Bilindiği gibi Haziran Hareketi, burjuva siyaset düzleminde rastlanma ihtimali olmayan, herkesin söz ve karar sahibi olabildiği alternatif bir yöntemle, 7 Haziran seçimlerine dair tutumunu belirlemiş ve bunu kamuoyuyla paylaşmıştır.
Birleşik Haziran’ın bileşenlerinden Devrimci Hareket olarak biz, gerek tutarlılık ve iç işleyiş etiği gereği, gerekse kararın isabetliliği açısından söz konusu tutumu sahipleniyoruz.
Haziran Hareketi, ortaya çıkışıyla beraber ezilenler için umut olmuş, toplumsal ve siyasal dinamiklerin Gezi’de olduğu gibi bir sinerji oluşturması ve giderek kalıcılaşan bir örgütlülüğe dönüşmesi yolunda, yeni ve güven verici bir zemine dönüşmüştür.
Haziran’ın niteliklerinden biri de özgüvenli, bağımsız duruşudur; isabetli değerlendirmeleridir. Bunun gereği olarak seçim konusundaki kararını, hiçbir baskının ve yönlendirmenin etkisinde kalmadan almış, günü kurtaran siyaset tarzı veya pragmatizm yerine, stratejik ufukla hareket etmeyi tercih etmiştir.
Bizleri zorlu bir sürecin beklediği doğrudur. Tam da bu nedenle, “Eğer AKP iktidarı, bütün tutarsızlık ve zaaflarına karşın bugüne kadar hala durdurulamamışsa bunun gerisinde başta Parlamento’da konumlanan muhalefet partileri olmak üzere, muhalefetin etkin, kararlı ve birleşik bir mücadele yürütememesi vardır.” tespiti yapılmış, kavganın sandık eksenli duruşu aşan bir perspektifle ele alınması gerektiğine dikkat çekilmiştir.
Ufukların karartıldığı, akılların çelmelendiği, beklentilerin sistem için kulvarlara çekilip ehlileştirilmek istendiği bu tarihsel süreçte, alternatif bir yaşam örgütleme işini yarına bırakmayan, kavgayla alternatifi birleştiren Haziran Hareketi’nin seçimlerde halkı Parlamento’ya değil kendi meclislerine çağırmasını, sistem demirini tersine büken bir çıkış olarak görüyor, önemsiyoruz.
Haziran Hareketi’nin de seçim kararının da doğru anlaşılamamasında sistem içi duruş ve alışkanlıkların etkili olduğunu, kimilerinin şahsında öznel hesapların değerleri baskılayacak boyutta ağır bastığını ve politik tercihleri belirlediğini düşünüyoruz.
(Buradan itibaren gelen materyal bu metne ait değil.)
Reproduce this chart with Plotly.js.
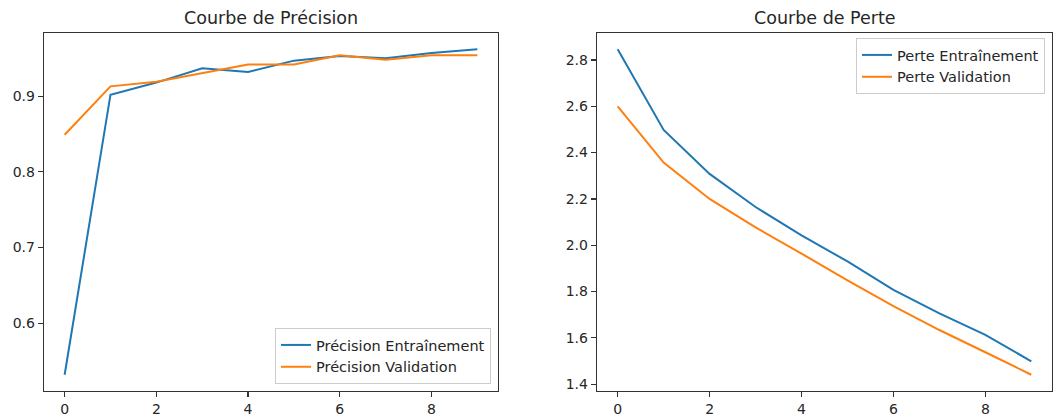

Tam da bu nedenle, alternatif bulanıklığının yaşandığı günümüz koşullarında, mücadeleyi 7 Haziran’a bırakmadan, yaşamın her alanında yükseltme amacını önüne koyan Haziran Hareketi; bugün onu doğru anlamayıp karşı çıkanlar dahil, tüm halk kesimlerinin umudunu büyütmeye ve alternatiften ne anlaşılması gerektiğini somutlamaya adaydır.
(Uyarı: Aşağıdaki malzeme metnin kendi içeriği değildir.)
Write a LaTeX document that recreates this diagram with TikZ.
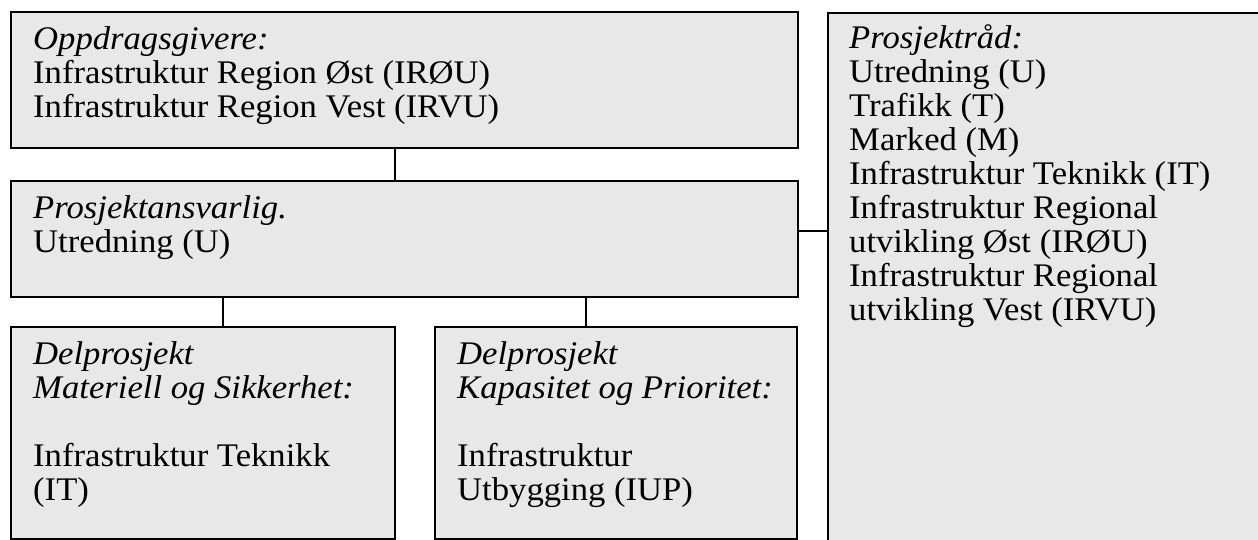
\documentclass[tikz,border=0pt]{standalone}
\usepackage{fontspec}
\setmainfont{Liberation Serif}[FakeStretch=1.05]
\usetikzlibrary{calc}
\definecolor{boxfill}{HTML}{E8E8E8}
\begin{document}
\begin{tikzpicture}[x=1pt,y=-1pt,
  box/.style={draw=black,fill=boxfill,line width=1.6pt,rectangle,inner sep=0pt,outer sep=0pt,anchor=north west},
  txt/.style={anchor=north west,inner sep=0pt,align=left,font=\fontsize{33}{34}\selectfont},
  link/.style={draw=black,line width=1.3pt}]
\useasboundingbox (0,0) rectangle (1258,539);
\clip (0,0) rectangle (1258,539);
\fill[white] (0,0) rectangle (1258,539);
% boxes
\node[box,minimum width=787pt,minimum height=136pt] (top) at (11,12) {};
\node[box,minimum width=787pt,minimum height=116pt] (mid) at (11,181) {};
\node[box,minimum width=384pt,minimum height=212pt] (bl) at (11,327) {};
\node[box,minimum width=362pt,minimum height=212pt] (br) at (435,327) {};
\node[box,minimum width=440pt,minimum height=530pt] (rt) at (828,13) {};
% texts
\node[txt] (ttop) at (33,26) {\textit{Oppdragsgivere:}\\Infrastruktur Region Øst (IRØU)\\Infrastruktur Region Vest (IRVU)};
\node[txt] (tmid) at (33,195) {\textit{Prosjektansvarlig.}\\Utredning (U)};
\node[txt] (tbl) at (33,341) {\textit{Delprosjekt}\\\textit{Materiell og Sikkerhet:}\\[34pt]Infrastruktur Teknikk\\(IT)};
\node[txt] (tbr) at (457,341) {\textit{Delprosjekt}\\\textit{Kapasitet og Prioritet:}\\[34pt]Infrastruktur\\Utbygging (IUP)};
\node[txt] (trt) at (849,24) {\textit{Prosjektråd:}\\Utredning (U)\\Trafikk (T)\\Marked (M)\\Infrastruktur Teknikk (IT)\\Infrastruktur Regional\\utvikling Øst (IRØU)\\Infrastruktur Regional\\utvikling Vest (IRVU)};
% connectors
\coordinate (c1) at (bl.east |- top.south);
\coordinate (c2) at (bl.east |- mid.north);
\draw[link] (c1) -- (c2);
\coordinate (c3) at (223,0);
\draw[link] (mid.south -| c3) -- (bl.north -| c3);
\coordinate (c4) at (586,0);
\draw[link] (mid.south -| c4) -- (br.north -| c4);
\coordinate (c5) at (0,231);
\draw[link] (mid.east |- c5) -- (rt.west |- c5);
\end{tikzpicture}
\end{document}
Halka karşı sorumluluğumuz gereği, bir Haziran bileşeni olarak, Haziran Meclislerinde tartışılarak kararlaştırılan tutumu sahipleniyor, “Haziran Meclisleri bu mücadelelerin örgütleneceği ana odaklar olarak, sadece faşizm ve gericiliğin durdurulmasının değil, içi boşaltılmış temsili demokrasinin yerine gerçek halk egemenliğini kurmanın da ana nüveleri olacaktır.” tespitinin önemine bir kez daha dikkat çekiyor ve “ÇARESİZ DEĞİLSİNİZ HAZİRAN VAR!” diyoruz.